Defendants Hollingsworth and McLaughlin also argue that they are also entitled to summary judgment because they did not have supervisory authority over Miller, i.e., were not the final decision-makers in the decision to non-reappoint. Thus, the defendants argue, there is no basis to allege that they used their authority to deprive Miller of her right to free speech.
Miller responds that McLaughlin and Hollingsworth were "decision-makers" in that they influenced the decision of Walker and Dean Johnson, who in turn influenced the decision of Dr. Covey (doc. 60, Miller response) ("McLaughlin and Hollingsworth each participated in the decision to non-reappoint Miller, including providing faculty input required to either Walker or Dean Johnson.") (Id. p. 33). Miller argues that Walker, McLaughlin and Hollingsworth "acted in concert to stifle her continued advocacy of minority issues" and that "those decisionmakers Walker, McLaughlin and Hollingsworth, should be held accountable since their actions violate clearly established law.
Miller cited to 42 U.S.C. § 1985(3) in the jurisdictional section of her complaint (doc. 1, p. 2). However, Miller did not plead a cause of action for conspiracy. She brings two counts: Count One under Title VII for retaliation and Count Two for violation of her rights under the First Amendment pursuant to 42 U.S.C. § 1983.
In order to prevail on her claim under 42 U.S.C. § 1983, Miller must show that Hollingsworth and McLaughlin deprived her of a right secured under the United States Constitution or federal law and that the deprivation occurred while they were acting under color of state law. Arrington v. Cobb County, 139 F.3d 865, 872 (11th Cir. 1998). "[S]tate employment is generally sufficient to render the defendant a state actor." Lugar v. Edmondson Oil Co., 457 U.S. 922, 935 n. 18, 102 S.Ct. 2744, 2752 n. 18 (1982). However, a "person acts under color of state law when he acts with authority possessed by virtue of his employment with the state[.]" Almand v. DeKalb County, 103 F.3d 1510, 1513 (11th Cir. 1997), cert. denied, 522 U.S. 966, 118 S.Ct. 411 (1997) (citations omitted). Thus, the Court must determine whether Hollingsworth and McLaughlin deprived Miller of her First Amendment rights, pursuant to the authority they possessed as state employees.Edwards v. Wallace Community College, 49 F.3d 1517, 1522-23 (11th Cir. 1995) citing Monroe v. Pape, 365 U.S. 167, 184, 81 S.Ct. 473, 482 (1961).

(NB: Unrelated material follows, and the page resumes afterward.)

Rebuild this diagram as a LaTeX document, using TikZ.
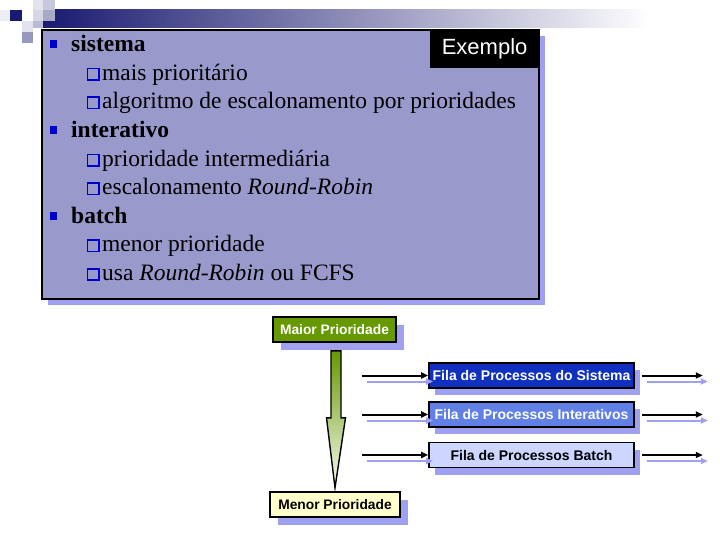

There is no dispute that although Hollingsworth and McLaughin were employed by the state, they had no authority to non-reappoint Miller or to otherwise alter the conditions of her work. In other words, McLaughlin and Hollingsworth had no authority which they could exercise in a retaliatory manner such that would violate Miller's rights under the First Amendment. See Edwards at 1522-23 (finding that co-workers without supervisory authority could not be held liable under § 1983 for plaintiff's alleged discriminatory discharge and hostile workplace). Accordingly, McLaughlin and Hollingsworth are entitled to judgment as a matter of law on this basis also.
IV. Conclusion
For the reasons set forth herein, summary judgment is GRANTED in favor of defendants USA, Walker, Hollingsworth and McLaughlin. DONE and ORDERED.